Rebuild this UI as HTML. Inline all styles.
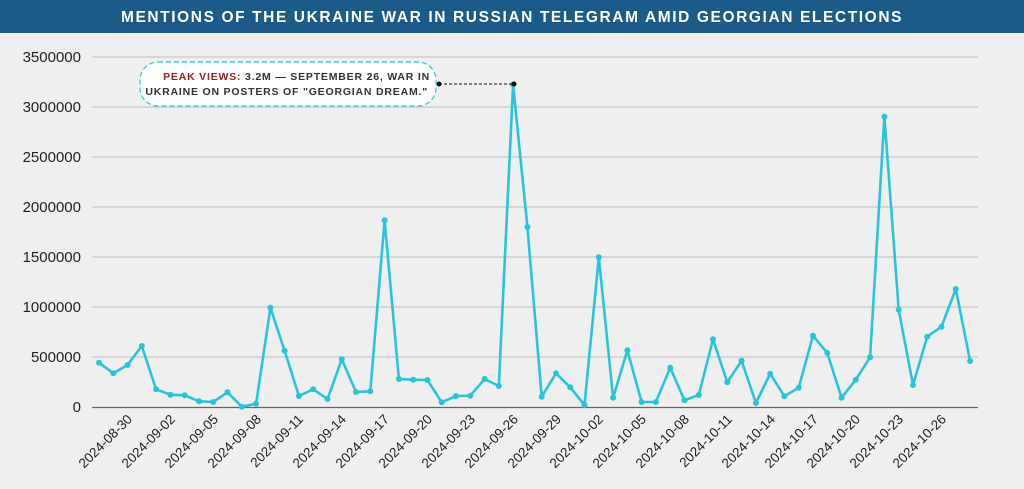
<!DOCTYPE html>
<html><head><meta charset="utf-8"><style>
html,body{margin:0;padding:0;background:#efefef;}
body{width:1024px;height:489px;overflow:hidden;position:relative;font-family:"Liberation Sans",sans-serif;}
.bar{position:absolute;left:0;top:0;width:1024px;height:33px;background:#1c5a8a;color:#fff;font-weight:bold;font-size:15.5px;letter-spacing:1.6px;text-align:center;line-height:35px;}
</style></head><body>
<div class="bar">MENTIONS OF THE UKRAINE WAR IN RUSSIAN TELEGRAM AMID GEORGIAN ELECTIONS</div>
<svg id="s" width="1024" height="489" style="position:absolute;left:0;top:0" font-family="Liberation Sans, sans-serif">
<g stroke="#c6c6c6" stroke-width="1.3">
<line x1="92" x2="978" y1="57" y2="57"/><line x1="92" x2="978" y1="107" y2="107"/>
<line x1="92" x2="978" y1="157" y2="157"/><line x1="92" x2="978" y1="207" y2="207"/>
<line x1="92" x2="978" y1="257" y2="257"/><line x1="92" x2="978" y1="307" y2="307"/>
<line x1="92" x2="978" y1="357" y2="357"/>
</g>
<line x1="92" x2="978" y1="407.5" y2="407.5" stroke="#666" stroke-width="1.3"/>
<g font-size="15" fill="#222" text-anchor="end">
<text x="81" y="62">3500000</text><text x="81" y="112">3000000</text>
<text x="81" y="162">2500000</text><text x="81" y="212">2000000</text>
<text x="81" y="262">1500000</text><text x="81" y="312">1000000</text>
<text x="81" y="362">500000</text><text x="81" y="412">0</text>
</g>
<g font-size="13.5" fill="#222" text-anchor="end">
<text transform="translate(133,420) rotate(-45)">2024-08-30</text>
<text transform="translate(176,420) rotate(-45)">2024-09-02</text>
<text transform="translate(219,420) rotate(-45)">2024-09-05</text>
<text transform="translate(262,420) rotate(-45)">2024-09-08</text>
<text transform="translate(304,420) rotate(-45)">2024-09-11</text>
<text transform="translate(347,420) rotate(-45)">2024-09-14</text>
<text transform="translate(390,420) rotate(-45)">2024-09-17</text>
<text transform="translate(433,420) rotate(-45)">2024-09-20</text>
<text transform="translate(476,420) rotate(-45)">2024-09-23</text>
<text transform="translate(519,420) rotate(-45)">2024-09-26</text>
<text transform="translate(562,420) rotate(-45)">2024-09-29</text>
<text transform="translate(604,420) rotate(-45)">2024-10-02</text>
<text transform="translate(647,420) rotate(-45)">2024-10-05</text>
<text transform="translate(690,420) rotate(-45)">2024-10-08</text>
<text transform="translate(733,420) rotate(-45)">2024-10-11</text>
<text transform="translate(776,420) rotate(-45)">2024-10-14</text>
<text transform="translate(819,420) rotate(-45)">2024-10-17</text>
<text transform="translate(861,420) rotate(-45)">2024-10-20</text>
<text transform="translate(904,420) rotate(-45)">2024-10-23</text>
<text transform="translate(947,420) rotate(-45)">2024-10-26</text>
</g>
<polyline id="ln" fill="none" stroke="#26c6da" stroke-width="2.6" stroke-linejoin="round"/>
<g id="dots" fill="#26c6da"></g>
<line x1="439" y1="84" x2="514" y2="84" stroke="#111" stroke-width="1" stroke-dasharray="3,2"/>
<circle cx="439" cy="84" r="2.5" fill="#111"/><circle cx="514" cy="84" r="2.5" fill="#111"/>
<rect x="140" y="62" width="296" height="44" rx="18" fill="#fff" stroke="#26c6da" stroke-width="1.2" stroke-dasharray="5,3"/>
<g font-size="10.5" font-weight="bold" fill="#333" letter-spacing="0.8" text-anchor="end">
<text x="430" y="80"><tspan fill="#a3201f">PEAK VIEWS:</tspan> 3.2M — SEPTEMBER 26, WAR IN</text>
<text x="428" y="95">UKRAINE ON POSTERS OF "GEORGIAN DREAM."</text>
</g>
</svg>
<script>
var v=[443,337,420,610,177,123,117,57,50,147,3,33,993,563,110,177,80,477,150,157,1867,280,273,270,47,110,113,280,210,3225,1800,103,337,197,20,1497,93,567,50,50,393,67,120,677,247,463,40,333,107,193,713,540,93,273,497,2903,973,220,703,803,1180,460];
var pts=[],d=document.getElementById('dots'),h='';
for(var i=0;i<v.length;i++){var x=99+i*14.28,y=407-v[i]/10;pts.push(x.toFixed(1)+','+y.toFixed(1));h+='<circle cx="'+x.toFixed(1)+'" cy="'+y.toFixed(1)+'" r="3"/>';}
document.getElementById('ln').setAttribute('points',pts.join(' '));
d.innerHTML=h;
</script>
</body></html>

--- EXERCISE AIM ---
Omit the pictures, then output the rest of the listing exactly.

--- ANSWER IN FULL ---
Rebuild this UI as HTML. Inline all styles.
<!DOCTYPE html>
<html><head><meta charset="utf-8"><style>
html,body{margin:0;padding:0;background:#efefef;}
body{width:1024px;height:489px;overflow:hidden;position:relative;font-family:"Liberation Sans",sans-serif;}
.bar{position:absolute;left:0;top:0;width:1024px;height:33px;background:#1c5a8a;color:#fff;font-weight:bold;font-size:15.5px;letter-spacing:1.6px;text-align:center;line-height:35px;}
</style></head><body>
<div class="bar">MENTIONS OF THE UKRAINE WAR IN RUSSIAN TELEGRAM AMID GEORGIAN ELECTIONS</div>
<svg id="s" width="1024" height="489" style="position:absolute;left:0;top:0" font-family="Liberation Sans, sans-serif">
<g stroke="#c6c6c6" stroke-width="1.3">
<line x1="92" x2="978" y1="57" y2="57"/><line x1="92" x2="978" y1="107" y2="107"/>
<line x1="92" x2="978" y1="157" y2="157"/><line x1="92" x2="978" y1="207" y2="207"/>
<line x1="92" x2="978" y1="257" y2="257"/><line x1="92" x2="978" y1="307" y2="307"/>
<line x1="92" x2="978" y1="357" y2="357"/>
</g>
<line x1="92" x2="978" y1="407.5" y2="407.5" stroke="#666" stroke-width="1.3"/>
<g font-size="15" fill="#222" text-anchor="end">
<text x="81" y="62">3500000</text><text x="81" y="112">3000000</text>
<text x="81" y="162">2500000</text><text x="81" y="212">2000000</text>
<text x="81" y="262">1500000</text><text x="81" y="312">1000000</text>
<text x="81" y="362">500000</text><text x="81" y="412">0</text>
</g>
<g font-size="13.5" fill="#222" text-anchor="end">
<text transform="translate(133,420) rotate(-45)">2024-08-30</text>
<text transform="translate(176,420) rotate(-45)">2024-09-02</text>
<text transform="translate(219,420) rotate(-45)">2024-09-05</text>
<text transform="translate(262,420) rotate(-45)">2024-09-08</text>
<text transform="translate(304,420) rotate(-45)">2024-09-11</text>
<text transform="translate(347,420) rotate(-45)">2024-09-14</text>
<text transform="translate(390,420) rotate(-45)">2024-09-17</text>
<text transform="translate(433,420) rotate(-45)">2024-09-20</text>
<text transform="translate(476,420) rotate(-45)">2024-09-23</text>
<text transform="translate(519,420) rotate(-45)">2024-09-26</text>
<text transform="translate(562,420) rotate(-45)">2024-09-29</text>
<text transform="translate(604,420) rotate(-45)">2024-10-02</text>
<text transform="translate(647,420) rotate(-45)">2024-10-05</text>
<text transform="translate(690,420) rotate(-45)">2024-10-08</text>
<text transform="translate(733,420) rotate(-45)">2024-10-11</text>
<text transform="translate(776,420) rotate(-45)">2024-10-14</text>
<text transform="translate(819,420) rotate(-45)">2024-10-17</text>
<text transform="translate(861,420) rotate(-45)">2024-10-20</text>
<text transform="translate(904,420) rotate(-45)">2024-10-23</text>
<text transform="translate(947,420) rotate(-45)">2024-10-26</text>
</g>
<polyline id="ln" fill="none" stroke="#26c6da" stroke-width="2.6" stroke-linejoin="round"/>
<g id="dots" fill="#26c6da"></g>
<line x1="439" y1="84" x2="514" y2="84" stroke="#111" stroke-width="1" stroke-dasharray="3,2"/>
<circle cx="439" cy="84" r="2.5" fill="#111"/><circle cx="514" cy="84" r="2.5" fill="#111"/>
<rect x="140" y="62" width="296" height="44" rx="18" fill="#fff" stroke="#26c6da" stroke-width="1.2" stroke-dasharray="5,3"/>
<g font-size="10.5" font-weight="bold" fill="#333" letter-spacing="0.8" text-anchor="end">
<text x="430" y="80"><tspan fill="#a3201f">PEAK VIEWS:</tspan> 3.2M — SEPTEMBER 26, WAR IN</text>
<text x="428" y="95">UKRAINE ON POSTERS OF "GEORGIAN DREAM."</text>
</g>
</svg>
<script>
var v=[443,337,420,610,177,123,117,57,50,147,3,33,993,563,110,177,80,477,150,157,1867,280,273,270,47,110,113,280,210,3225,1800,103,337,197,20,1497,93,567,50,50,393,67,120,677,247,463,40,333,107,193,713,540,93,273,497,2903,973,220,703,803,1180,460];
var pts=[],d=document.getElementById('dots'),h='';
for(var i=0;i<v.length;i++){var x=99+i*14.28,y=407-v[i]/10;pts.push(x.toFixed(1)+','+y.toFixed(1));h+='<circle cx="'+x.toFixed(1)+'" cy="'+y.toFixed(1)+'" r="3"/>';}
document.getElementById('ln').setAttribute('points',pts.join(' '));
d.innerHTML=h;
</script>
</body></html>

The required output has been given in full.